Kimberly Paynter | NewsWorks.org
When Philadelphia was occupied by the British during the Revolutionary War, patriot spies infiltrated the city by posing as farmers selling their produce in Headhouse Square.
An incredible amount of information is gathered about you every day through credit cards, Internet traffic, and cell phones, most of it without your knowledge or consent. So much, and so quickly, that it's almost quaint to step back into a world where covert information changed hands via the body cavity of a dead rat.
"Spy: The Secret World of Espionage," the new exhibition at the Franklin Institute, comprises items from the collection of H. Keith Melton, an engineer and historian who has been collecting spy-related objects for 40 years, mostly 20th-century leftovers.

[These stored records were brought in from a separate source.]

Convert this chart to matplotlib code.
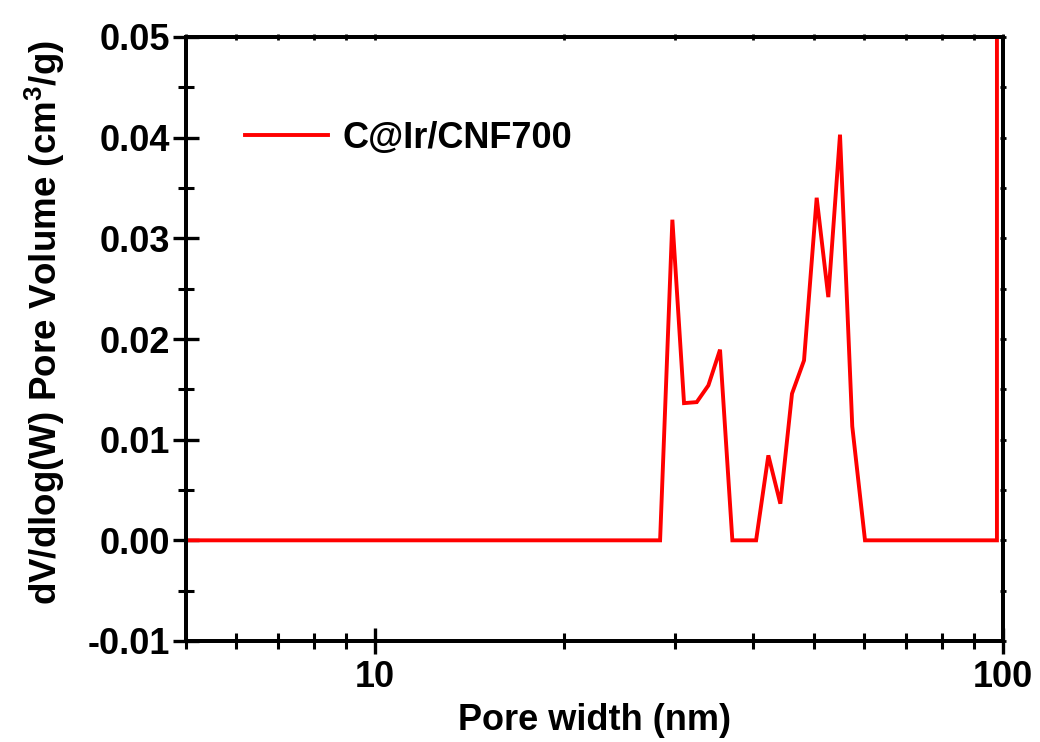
import matplotlib
matplotlib.use("Agg")
import matplotlib.pyplot as plt
from matplotlib.ticker import MultipleLocator, LogLocator, NullFormatter, FixedLocator, FixedFormatter

plt.rcParams['font.family'] = ['Liberation Sans', 'DejaVu Sans']
plt.rcParams['font.weight'] = 'bold'
plt.rcParams['mathtext.fontset'] = 'custom'
plt.rcParams['mathtext.bf'] = 'Liberation Sans:bold'
plt.rcParams['mathtext.rm'] = 'Liberation Sans:bold'
plt.rcParams['mathtext.default'] = 'bf'

# Data
pore_width = [5.0, 28.44, 29.75, 31.05, 32.53, 33.95, 35.43, 37.07, 40.44, 42.30,
              44.20, 46.13, 48.21, 50.50, 52.70, 55.01, 57.54, 60.29, 97.8, 97.8]
dv_dlogw = [0.0, 0.0, 0.03185, 0.01363, 0.01373, 0.01539, 0.01894, 0.0, 0.0, 0.00844,
            0.00364, 0.01457, 0.01787, 0.03403, 0.02416, 0.0403, 0.01132, 0.0, 0.0, 0.05]
series_label = "C@Ir/CNF700"
x_ticks = [10, 100]
x_ticklabels = ["10", "100"]
y_ticks = [-0.01, 0.00, 0.01, 0.02, 0.03, 0.04, 0.05]
y_ticklabels = ["-0.01", "0.00", "0.01", "0.02", "0.03", "0.04", "0.05"]

fig = plt.figure(figsize=(10.4, 7.42), dpi=100)
ax = fig.add_axes([186/1040, 1-641/742, (1003-186)/1040, (641-37)/742])

ax.plot(pore_width, dv_dlogw, color='#ff0000', lw=2.8, label=series_label,
        solid_joinstyle='miter', clip_on=True)

ax.set_xscale('log')
ax.set_xlim(5, 100)
ax.set_ylim(-0.01, 0.05)

ax.xaxis.set_major_locator(FixedLocator(x_ticks))
ax.xaxis.set_major_formatter(FixedFormatter(x_ticklabels))
ax.xaxis.set_minor_locator(LogLocator(base=10, subs=[2, 3, 4, 5, 6, 7, 8, 9]))
ax.xaxis.set_minor_formatter(NullFormatter())
ax.yaxis.set_major_locator(FixedLocator(y_ticks))
ax.yaxis.set_major_formatter(FixedFormatter(y_ticklabels))
ax.yaxis.set_minor_locator(MultipleLocator(0.005))

for s in ax.spines.values():
    s.set_linewidth(2.6)

ax.tick_params(axis='both', which='major', direction='inout', length=19, width=2.4)
ax.tick_params(axis='both', which='minor', direction='inout', length=11, width=2.2)
ax.tick_params(axis='x', which='major', labelsize=26, pad=4)
ax.tick_params(axis='y', which='major', labelsize=26, pad=2)

# top/right small ticks
axt = ax.twiny()
axt.set_xscale('log')
axt.set_xlim(5, 100)
axt.xaxis.set_major_locator(FixedLocator(x_ticks))
axt.xaxis.set_minor_locator(LogLocator(base=10, subs=[2, 3, 4, 5, 6, 7, 8, 9]))
axt.xaxis.set_major_formatter(NullFormatter())
axt.xaxis.set_minor_formatter(NullFormatter())
axt.tick_params(which='both', direction='inout', length=5, width=2)
axr = ax.twinx()
axr.set_ylim(-0.01, 0.05)
axr.yaxis.set_major_locator(FixedLocator(y_ticks))
axr.yaxis.set_minor_locator(MultipleLocator(0.005))
axr.yaxis.set_major_formatter(NullFormatter())
axr.tick_params(which='both', direction='inout', length=5, width=2)
for a in (axt, axr):
    for s in a.spines.values():
        s.set_linewidth(2.6)

ax.set_xlabel("Pore width (nm)", fontsize=26, fontweight='bold', labelpad=6)
ax.set_ylabel(r"dV/dlog(W) Pore Volume (cm$^{3}$/g)", fontsize=26.5, fontweight='bold')
ax.yaxis.set_label_coords((67 - 186) / 817, (641 - 323) / 604)

leg = ax.legend(loc='upper left', bbox_to_anchor=(0.055, 0.885), frameon=False,
                fontsize=26, handlelength=2.3, handletextpad=0.4, borderaxespad=0)
for t in leg.get_texts():
    t.set_fontweight('bold')

fig.savefig("out.png", dpi=100)
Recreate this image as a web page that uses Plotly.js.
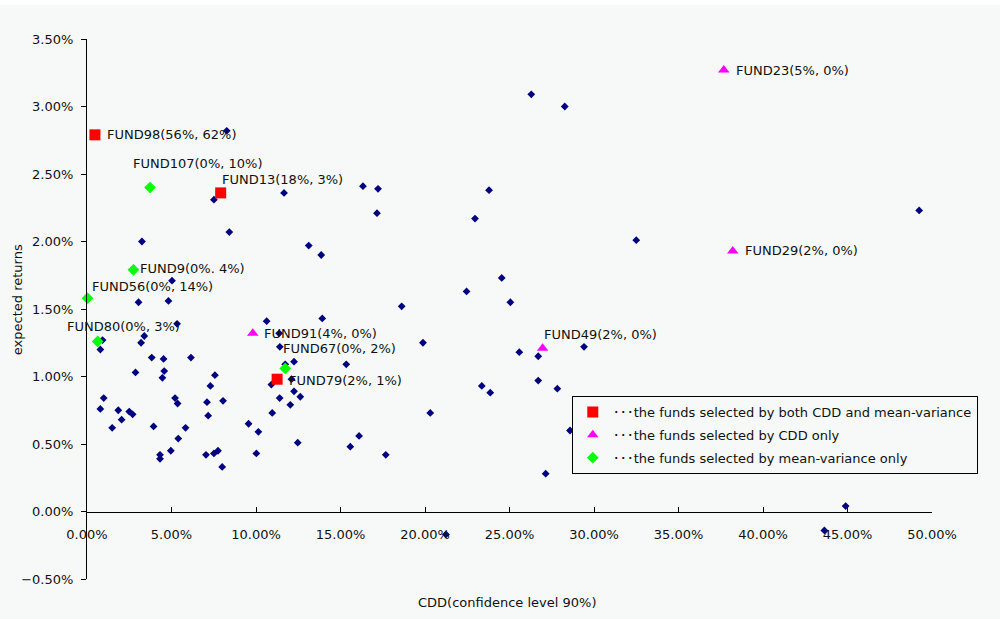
<!DOCTYPE html>
<html>
<head>
<meta charset="utf-8">
<script src="https://cdn.plot.ly/plotly-3.0.1.min.js"></script>
<style>html,body{margin:0;padding:0;background:#f6f9f7;}#chart{width:1000px;height:619px;}</style>
</head>
<body>
<div id="chart"></div>
<script>
// ---- data (CDD % , expected return %) ----
const otherCDD = [8.27,7.51,8.42,3.25,11.66,13.12,13.86,5.03,4.82,3.05,5.33,0.92,0.79,3.39,3.20,3.83,4.53,6.15,2.87,4.57,4.46,7.57,7.30,0.99,0.79,5.21,5.36,7.10,8.05,1.85,2.50,2.70,2.05,7.17,1.49,3.94,5.83,5.40,4.96,4.32,4.32,7.04,7.51,7.75,8.00,9.56,10.14,10.02,10.96,10.91,10.63,11.37,11.41,11.73,12.25,12.10,11.40,12.25,12.62,12.03,12.47,13.92,26.29,28.27,16.33,17.22,17.16,23.79,22.96,32.50,24.54,22.46,25.05,18.62,19.88,15.34,25.58,26.70,29.41,26.70,27.83,23.36,23.86,20.31,16.10,15.58,17.68,28.58,27.14,21.24,49.24,44.89,43.63];
const otherRet = [2.82,2.31,2.07,2.00,2.36,1.97,1.90,1.71,1.56,1.55,1.39,1.27,1.20,1.30,1.25,1.14,1.13,1.14,1.03,1.04,0.99,1.01,0.93,0.84,0.76,0.84,0.80,0.81,0.82,0.75,0.74,0.72,0.68,0.71,0.62,0.63,0.62,0.54,0.45,0.42,0.39,0.42,0.43,0.45,0.33,0.65,0.59,0.43,0.73,0.94,1.41,1.32,1.22,1.09,1.11,0.98,0.84,0.89,0.85,0.79,0.51,1.43,3.09,3.00,2.41,2.39,2.21,2.38,2.17,2.01,1.73,1.63,1.55,1.52,1.25,1.09,1.18,1.15,1.22,0.97,0.91,0.93,0.88,0.73,0.56,0.48,0.42,0.60,0.28,-0.17,2.23,0.04,-0.14];

const bothNames = ["FUND98(56%, 62%)","FUND13(18%, 3%)","FUND79(2%, 1%)"];
const bothCDD = [0.47, 7.91, 11.25];
const bothRet = [2.79, 2.36, 0.98];

const cddNames = ["FUND23(5%, 0%)","FUND29(2%, 0%)","FUND91(4%, 0%)","FUND49(2%, 0%)"];
const cddCDD = [37.68, 38.21, 9.81, 26.96];
const cddRet = [3.27, 1.93, 1.32, 1.21];

const mvNames = ["FUND107(0%, 10%)","FUND9(0%. 4%)","FUND56(0%, 14%)","FUND80(0%, 3%)","FUND67(0%, 2%)"];
const mvCDD = [3.73, 2.75, 0.03, 0.63, 11.73];
const mvRet = [2.40, 1.79, 1.58, 1.26, 1.06];

const legendNames = ["･･･the funds selected by both CDD and mean-variance","･･･the funds selected by CDD only","･･･the funds selected by mean-variance only"];
const xTitle = "CDD(confidence level 90%)";
const yTitle = "expected returns";

// ---- label placement (pixel offsets, style only) ----
const labelShift = {
  "FUND98(56%, 62%)":[10,0], "FUND13(18%, 3%)":[-1,13], "FUND79(2%, 1%)":[10,-1],
  "FUND23(5%, 0%)":[10,0], "FUND29(2%, 0%)":[10,0], "FUND91(4%, 0%)":[9,0], "FUND49(2%, 0%)":[-1,14],
  "FUND107(0%, 10%)":[-19,24], "FUND9(0%. 4%)":[5,1], "FUND56(0%, 14%)":[2,12], "FUND80(0%, 3%)":[-33,15], "FUND67(0%, 2%)":[-4,20]
};

const FONT = "'DejaVu Sans', sans-serif";
const FS = 13;
const BG = "#f6f9f7";
const TXT = '#111';

const traces = [
  {type:'scatter', mode:'markers', x:otherCDD, y:otherRet, showlegend:false, cliponaxis:false,
   marker:{symbol:'diamond', size:6, color:'#000080'}, hoverinfo:'x+y'},
  {type:'scatter', mode:'markers', x:bothCDD, y:bothRet, name:legendNames[0], legendgroup:'a', cliponaxis:false,
   marker:{symbol:'square', size:11, color:'#ff0000'}, text:bothNames},
  {type:'scatter', mode:'markers', x:cddCDD, y:cddRet, name:legendNames[1], legendgroup:'b', cliponaxis:false,
   marker:{symbol:'triangle-up', size:10, color:'#ff00ff'}, text:cddNames},
  {type:'scatter', mode:'markers', x:mvCDD, y:mvRet, name:legendNames[2], legendgroup:'c', cliponaxis:false,
   marker:{symbol:'diamond', size:9, color:'#00ff00'}, text:mvNames}
];

const annotations = [];
function addLabels(names, xs, ys){
  names.forEach((n,i)=>{
    const s = labelShift[n] || [10,0];
    annotations.push({x:xs[i], y:ys[i], xref:'x', yref:'y', text:n, showarrow:false,
      xanchor:'left', yanchor:'middle', xshift:s[0], yshift:s[1],
      font:{family:FONT, size:FS, color:TXT}});
  });
}
addLabels(bothNames, bothCDD, bothRet);
addLabels(cddNames, cddCDD, cddRet);
addLabels(mvNames, mvCDD, mvRet);

annotations.push({xref:'paper', yref:'paper', x:0.497, y:-0.0438, text:xTitle, showarrow:false,
  xanchor:'center', yanchor:'middle', font:{family:FONT, size:FS, color:TXT}});
annotations.push({xref:'paper', yref:'paper', x:-0.0827, y:0.5165, text:yTitle, showarrow:false, textangle:-90,
  xanchor:'center', yanchor:'middle', font:{family:FONT, size:FS, color:TXT}});

const layout = {
  width:1000, height:619,
  margin:{l:87, r:68, t:38.5, b:39.7, pad:0},
  paper_bgcolor:BG, plot_bgcolor:BG,
  font:{family:FONT, size:FS, color:TXT},
  xaxis:{range:[0,50], dtick:5, tick0:0, tickformat:'.2f', ticksuffix:'%',
    anchor:'free', position:0.125, showline:true, linecolor:'#000', linewidth:1,
    ticks:'inside', ticklen:5, tickcolor:'#000', showgrid:false, zeroline:false,
    ticklabelstandoff:11,
    tickfont:{family:FONT, size:FS, color:TXT}},
  yaxis:{range:[-0.5,3.5], dtick:0.5, tick0:0, tickformat:'.2f', ticksuffix:'%',
    showline:true, linecolor:'#000', linewidth:1, ticks:'outside', ticklen:5, tickcolor:'#000',
    ticklabelstandoff:5,
    showgrid:false, zeroline:false, tickfont:{family:FONT, size:FS, color:TXT}},
  legend:{x:0.5737, y:0.339, xanchor:'left', yanchor:'top', bgcolor:BG, bordercolor:'#000', borderwidth:1,
    font:{family:FONT, size:FS, color:TXT}, tracegroupgap:3, itemwidth:30},
  annotations:annotations,
  shapes:[{type:'rect', xref:'paper', yref:'paper', x0:-0.2, x1:1.2, y0:1.0629, y1:1.08, fillcolor:'#ffffff', line:{width:0}, layer:'below'}],
  showlegend:true
};

Plotly.newPlot('chart', traces, layout, {displayModeBar:false, staticPlot:true});
</script>
</body>
</html>
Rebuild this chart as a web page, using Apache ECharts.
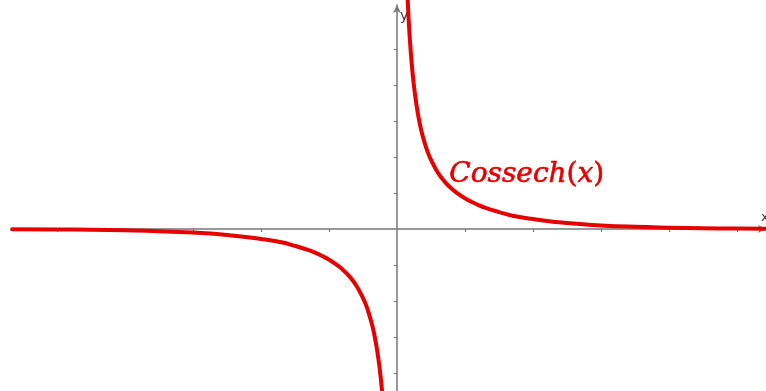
<!DOCTYPE html>
<html>
<head>
<meta charset="utf-8">
<script src="https://cdn.jsdelivr.net/npm/echarts@6/dist/echarts.min.js"></script>
<style>
  html, body { margin: 0; padding: 0; background: #fff; }
  #chart { width: 766px; height: 391px; }
</style>
</head>
<body>
<div id="chart"></div>
<script>
// points, left branch (x < 0)
const negX = [-5.66, -5, -4.5, -4, -3.5, -3, -2.5, -2, -1.7, -1.5, -1.3, -1.2, -1.1, -1, -0.9, -0.8, -0.7, -0.6, -0.5, -0.45, -0.4, -0.36, -0.33, -0.3, -0.27, -0.24, -0.22, -0.2]
const negY = [-0.007, -0.013, -0.022, -0.037, -0.060, -0.100, -0.165, -0.276, -0.368, -0.470, -0.589, -0.662, -0.749, -0.851, -0.975, -1.125, -1.317, -1.570, -1.919, -2.143, -2.435, -2.712, -2.972, -3.283, -3.659, -4.127, -4.509, -4.967]

// right branch (x > 0)
const posX = [0.15, 0.165, 0.18, 0.2, 0.22, 0.24, 0.27, 0.3, 0.33, 0.36, 0.4, 0.45, 0.5, 0.6, 0.7, 0.8, 0.9, 1, 1.1, 1.2, 1.3, 1.5, 1.7, 2, 2.5, 3, 3.5, 4, 4.5, 5, 5.43]
const posY = [6.642, 6.036, 5.527, 4.967, 4.509, 4.127, 3.659, 3.283, 2.972, 2.712, 2.435, 2.143, 1.919, 1.570, 1.317, 1.125, 0.975, 0.851, 0.749, 0.662, 0.589, 0.470, 0.368, 0.276, 0.165, 0.100, 0.060, 0.037, 0.022, 0.013, 0.009]

// tick positions on the axes
const xTicks = [-5, -4, -3, -2, -1, 1, 2, 3, 4, 5]
const yTicks = [-4, -3, -2, -1, 1, 2, 3, 4, 5]

const curveColor = '#e60000'
const axisColor = '#777'

const chart = echarts.init(document.getElementById('chart'))

const option = {
  animation: false,
  grid: { left: 12, right: 0, top: 5, bottom: 0 },
  xAxis: {
    type: 'value',
    min: -5.662,
    max: 5.426,
    splitLine: { show: false },
    axisLine: {
      onZero: true,
      lineStyle: { color: axisColor, width: 1.5 },
      symbol: ['none', 'arrow'],
      symbolSize: [6, 8]
    },
    axisTick: { show: true, length: 3, customValues: xTicks, lineStyle: { color: axisColor, width: 1.2 } },
    axisLabel: { show: false }
  },
  yAxis: {
    type: 'value',
    min: -4.5,
    max: 6.222,
    splitLine: { show: false },
    axisLine: {
      onZero: true,
      lineStyle: { color: axisColor, width: 1.5 },
      symbol: ['none', 'arrow'],
      symbolSize: [6, 8]
    },
    axisTick: { show: true, length: 3, customValues: yTicks, lineStyle: { color: axisColor, width: 1.2 } },
    axisLabel: { show: false }
  },
  series: [
    {
      type: 'line',
      data: negX.map((x, i) => [x, negY[i]]),
      showSymbol: false,
      smooth: true,
      clip: false,
      lineStyle: { color: curveColor, width: 4, cap: 'round', join: 'round' }
    },
    {
      type: 'line',
      data: posX.map((x, i) => [x, posY[i]]),
      showSymbol: false,
      smooth: true,
      clip: false,
      lineStyle: { color: curveColor, width: 4, cap: 'round', join: 'round' }
    }
  ],
  graphic: [
    {
      type: 'text',
      left: 400,
      top: 9,
      style: { text: 'y', fontSize: 14, fontFamily: 'DejaVu Sans', fill: '#333' }
    },
    {
      type: 'text',
      left: 761,
      top: 211,
      style: { text: 'x', fontSize: 13, fontFamily: 'DejaVu Sans', fill: '#333' }
    },
    {
      type: 'text',
      left: 449,
      top: 160,
      style: {
        text: '{i|Cossech}{u|(}{i|x}{u|)}',
        rich: {
          i: { fontSize: 28, fontStyle: 'italic', fontFamily: 'DejaVu Serif', fill: curveColor, stroke: curveColor, lineWidth: 0.6 },
          u: { fontSize: 28, fontFamily: 'DejaVu Serif', fill: curveColor, stroke: curveColor, lineWidth: 0.6 }
        }
      }
    }
  ]
}

chart.setOption(option)
</script>
</body>
</html>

"World War II was the first global intelligence war. You needed lots of agents. You didn't need one spy radio, you needed a thousand. So we started assembly lines to produce clandestine gadgetry," said Melton. "The British, the Russians, Germans, Americans mass-produced spy equipment. It was possible to find examples."
Shoes with false soles for carrying microfilm. An original Enigma code-breaking machine. A robotic catfish. A cross-section of poured-concrete pillars from a former U.S. embassy building in Moscow that was embedded with electronic bugs.
And the dead rat. Agents would stuff the body cavity of a dead rat with written intelligence, then nonchalantly toss them out the window of a speeding car, where another agent would retrieve it.
The problem: Moscow's feral cats would get to the rat first.
The solution: Dip the carcass in hot sauce.
"The goal never changes," said Melton. "Technology changes the way we do it, but we still just want one thing. Our leaders need information to make good decisions."
Two centuries of espionage in Philly
Melton worked with a former director of CIA technical services, Robert Wallace, to put together a book, "Spy Sites of Philadelphia," the second of a series of city-specific tour books. (The first was about New York, where the museum exhibition originated.)
The sites span nearly 240 years of espionage in Philadelphia, started with intelligence-gathering during the Revolutionary War. One of the few remaining buildings still standing is Headhouse Square on South Street. During the British occupation of the city, patriot spies would enter the city disguised as farmers coming to sell produce in the market, where they would hand off information. (Coincidentally, the farmers' market at Headhouse Square reopens for the season this weekend.)
During World War II, the pastor of St. Michael's Lutheran Church in Mount Airy was convicted of conspiracy. The German veteran of World War I aided German spies in Philadelphia. He and his conspirators were caught by an FBI agent posing as a priest.
At the same time, a Russian agent had infiltrated the Navy Yard, where secret military atomic research was being conducted in Building 638 for the Manhattan Project. The spy, George Koval, codename DELMAR, was never caught. The U.S. only learned of Koval 60 years later, in 2007, when Russian President Putin honored him posthumously as a hero of the Russian federation.
"That's a fascinating total-espionage case, how they were able to find agents and place people in Oak Ridge [Tennessee], Los Alamos [New Mexico], and here at the Navy Yard," said Wallace.
"Wherever there was a piece of the Manhattan Project, the Russians tried to place agents to report what was going on."
James Bond would be shaken in real world
Visitors to the exhibition might marvel at some of the objects Melton has been able to acquire privately, including a piece of the U-2 spyplane that famously crashed in the Soviet Union in 1960 and a crumpled piece of Pan Am Flight 103, which exploded over Lockerbie, Scotland, in 1988.
How on earth did he get this stuff?
The grisliest object is the ice ax used to kill Leon Trotsky in Mexico City, splotched with rust from the Marxist's blood. Walking through his exhibition, Melton carefully explains that death is the exception in the intelligence game, not the rule.
"James Bond wouldn't last four minutes in the real world," said Melton. "Everything Bond does is fun to watch, but it's not practical in the real world. Intelligence officers are the ones that blend in the crowd, the ones that you never see. Intelligence is not killing people, it's getting information."